9. Não há escapatória, Paulo. As igrejas protestantes e evangélicas, todas, sem exceção, estão presas a um problema político muito grave, isso há já quinhentos anos. Inventaram, para fazerem-se diferentes de Roma, que, enquanto Roma se baseia na Tradição, elas - nós! - nos baseamos nas Escrituras. Mentira! Desde o primeiro momento, Lutero baseou-se em Nicéia, e as Escrituras serviram apenas de alicerce retórico-político. Assim, a Bíblia é, entre nós, meramente um suporte para as políticas de mandar e dar ordens, em nome de Deus, supostamente, mas, certamente, com base nas doutrinas denominacionais. O único modo de o fazer é forçar os textos a dizerem o que se diz que eles dizem - mas não dizem, não. Esse modo se chama alegoria. O modo de você esconder uma alegoria é empregar o método histórico-gramatical. Assim, jamais verá quebrada essa regra: é confessional?, então ele usa o método histórico-gramatical, e repete Nicéia. Nisso reside o "problema" hermenêutico protestante-evangélico. Ele não é hermenêutico, ele é político. Se a comunidade política confessional admitir que suas doutrinas são alegóricas, e não podendo, por questões de não dar o braço a torcer a Roma, alegar a Tradição, então se perde o fundamento político do controle "divino" da verdade que a Reforma inventou. O sistema rui. Logo, há de se envidar todos os esforços, todos, para mantê-lo. Contra tudo. Contra todos. Mesmo contra a verdade. E haja sermões e apologias!

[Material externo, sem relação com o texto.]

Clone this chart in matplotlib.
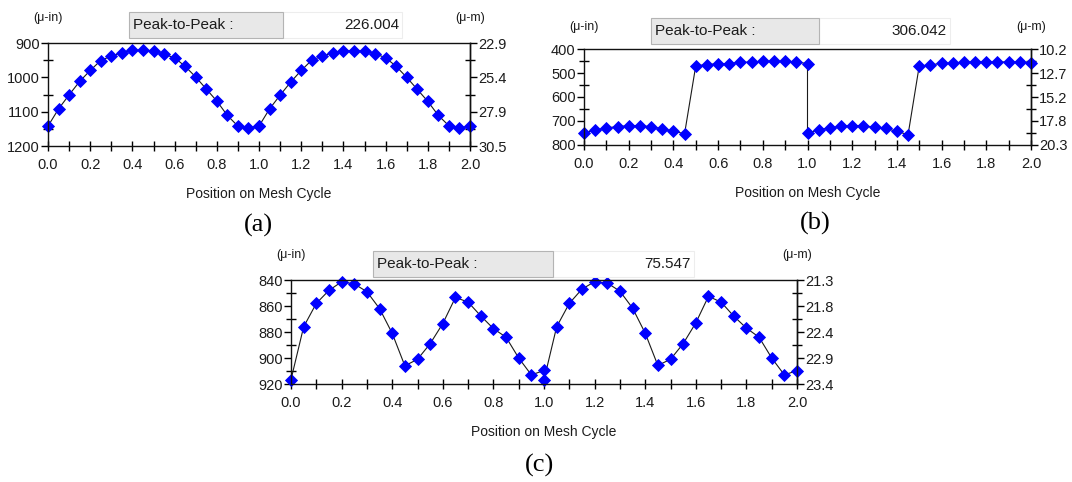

10. Com o que posso, agora, retornar a Van Groningen. Suas obras têm essa função legitimadora da "verdade" (alegórica) doutrinária. Seu Revelação Messiânica no Antigo Testamento (4) não vai além disso. Seus três volumes de Criação e Consumação, publicados pela Editora Cultura Cristã, estão, mais uma vez, e isso não é necessariamente ruim, a serviço da Teologia Sistemática, uma história da salvação de recorte platônico-hegeliano - que começa "errando" pelo fato de, em lugar de acessar o conceito de criação conforme a própria cultura israelita/judaíta o articulava (construção da cidade do rei e do povo) o acessa pela alegoria cosmológico-metafísica de recorte helênico-cristão, fruto, obviamente, de um compromisso com a linha de chegada, não com as regras do jogo da leitura de textos históricos antigos.

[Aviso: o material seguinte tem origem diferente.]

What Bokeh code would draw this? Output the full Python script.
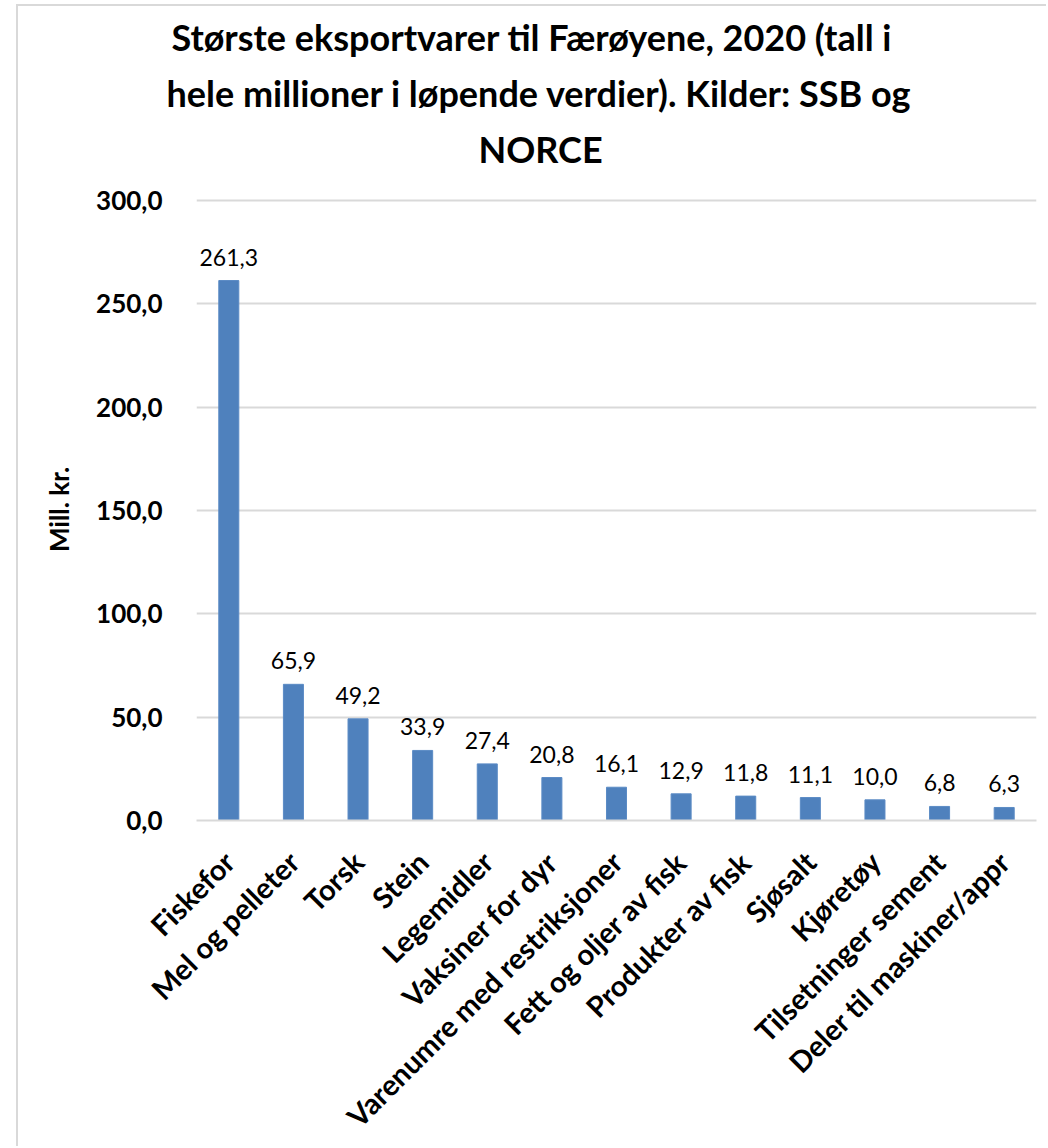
from bokeh.plotting import figure
from bokeh.models import FactorRange, Range1d, ColumnDataSource, CustomJSTickFormatter, Title
from bokeh.embed import file_html
from bokeh.resources import INLINE
from bokeh.core.properties import value
import math

categories = ["Fiskefor", "Mel og pelleter", "Torsk", "Stein", "Legemidler",
              "Vaksiner for dyr", "Varenumre med restriksjoner", "Fett og oljer av fisk",
              "Produkter av fisk", "Sjøsalt", "Kjøretøy", "Tilsetninger sement",
              "Deler til maskiner/appr"]
values = [261.3, 65.9, 49.2, 33.9, 27.4, 20.8, 16.1, 12.9, 11.8, 11.1, 10.0, 6.8, 6.3]
title_lines = ["Største eksportvarer til Færøyene, 2020 (tall i",
               "hele millioner i løpende verdier). Kilder: SSB og",
               "NORCE"]
title_offsets = [-25, -30, 282]
y_label = "Mill. kr."
y_ticks = [0, 50, 100, 150, 200, 250, 300]

FONT = "Lato"

labels = [f"{v:.1f}".replace(".", ",") for v in values]
src = ColumnDataSource(dict(cat=categories, val=values, lab=labels))

p = figure(x_range=FactorRange(*categories, range_padding=0), y_range=Range1d(0, 301),
           width=1030, height=1142, output_backend="svg", toolbar_location=None,
           min_border_left=178, min_border_right=12, min_border_top=192, min_border_bottom=323)
p.outline_line_color = None
p.background_fill_color = "white"
p.border_fill_color = "white"
p.styles = {"margin-left": "16px", "margin-top": "4px",
            "border-left": "2px solid #D9D9D9", "border-top": "2px solid #D9D9D9"}

p.vbar(x="cat", top="val", width=0.31, source=src, fill_color="#4F81BD", line_color="#5B8BC5")
p.text(x="cat", y="val", text="lab", source=src, text_align="center", text_baseline="bottom",
       y_offset=-15, text_font=value(FONT), text_font_size="23px", text_color="#000000")

# grid
p.xgrid.grid_line_color = None
p.ygrid.grid_line_color = "#D9D9D9"
p.ygrid.grid_line_width = 2

# y axis
p.yaxis.ticker = y_ticks
p.yaxis.formatter = CustomJSTickFormatter(code="return tick.toFixed(1).replace('.', ',');")
p.yaxis.axis_line_color = None
p.yaxis.major_tick_line_color = None
p.yaxis.minor_tick_line_color = None
p.yaxis.major_tick_out = 0
p.yaxis.major_tick_in = 0
p.yaxis.major_label_text_font = FONT
p.yaxis.major_label_text_font_style = "bold"
p.yaxis.major_label_text_font_size = "26px"
p.yaxis.major_label_text_color = "#000000"
p.yaxis.major_label_standoff = 34
p.yaxis.axis_label = y_label
p.yaxis.axis_label_text_font = FONT
p.yaxis.axis_label_text_font_style = "bold"
p.yaxis.axis_label_text_font_size = "26px"
p.yaxis.axis_label_text_color = "#000000"
p.yaxis.axis_label_standoff = 18

# x axis
p.xaxis.axis_line_color = "#D9D9D9"
p.xaxis.axis_line_width = 2
p.xaxis.major_tick_line_color = None
p.xaxis.minor_tick_line_color = None
p.xaxis.major_tick_out = 0
p.xaxis.major_tick_in = 0
p.xaxis.major_label_orientation = math.pi / 4
p.xaxis.major_label_text_font = FONT
p.xaxis.major_label_text_font_style = "bold"
p.xaxis.major_label_text_font_size = "29px"
p.xaxis.major_label_text_color = "#000000"
p.xaxis.major_label_standoff = 36

# blank spacer between title block and plot area
p.add_layout(Title(text=" ", text_font=FONT, text_font_size="17px", standoff=0), "above")

# titles (added bottom line first: later ones go above)
for line, off in reversed(list(zip(title_lines, title_offsets))):
    p.add_layout(Title(text=line, align="left", offset=off, text_font=FONT,
                       text_font_style="bold", text_font_size="36px", text_line_height=1.0,
                       text_color="#000000", standoff=10), "above")

open("out.html", "w").write(file_html(p, INLINE))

11. Para não deixar margens a dúvidas de que Van Groningen está comprometido com uma perspectiva "teológica", e não científica, de acesso às Escrituras, basta conferir seu programa de Teologia Bíblica, oferecido no Covenant Theological Seminary. Na seção "II. Objectives", todas as dúvidas dissipar-se-ão. Resta ver, claro, quantos hão de lhe dar, contudo razão, e, assim sendo, recolho-me ao meu laboratório de pesquisa bíblica. Eu vou é na direção contrária de tais "objectives"...

12. Uma última ressalva. Não quero deixar transparecer que teólogos como Van Groningen não sejam eruditos e "cultos". É provável, mesmo, que o sejam imensamente mais do que eu. Não duvido e não se trata de sarcasmo. A questão, contudo, é que a erudição ou a "cultura" são conceitos de segunda ordem. Um homem erudito, preso à idéia-neurose de que a verdade está em sua mão, desde sempre, pelo que somente lhe resta viver a serviço de correr atrás do rabo (uma definição pouco lisonjeiora da apologia, naturalmente - no fundo, trata-se de pôr traseiros certos nas cadeiras certas), será de muito menos valia, para uma empreitada heurística, do que um homem relativamente menos erudito e "culto", mas com sede de pesquisa, com curiosidade iconoclasta, com a cabeça aberta, com uma neurose de autonomia, com um mito de emancipação. Para se mover o mundo, diz a tradição, basta um ponto fixo e uma alavanca suficientemente longa. Para mantê-lo como está, ah, para isso somam-se aos milhares aqueles que o agarram à barra das calças. Mas alguém já o disse: Eppur si muove...


OSVALDO LUIZ RIBEIRO

1. Roy B. ZUCK, A Interpretação Bíblica - meios de descobrir a verdade da Bíblia. São Paulo: Vida Nova, 1994, p. 39.
2. Gerhard F. HASEL, Teologia do Antigo Testamento - questões fundamentais no debate atual. Rio de Janeiro:JUERP, 1987, p. 13-26.
3. C. H. DODD, Segundo as Escituras. São Paulo: Paulinas, 1979, p. 129 e 105-106.
4. Gerard VAN GRONINGEN, Revelação Messiânica no Antigo Testamento. São Paulo: Luz para o Caminho, 1995. A Fides Reformata resenhou-o.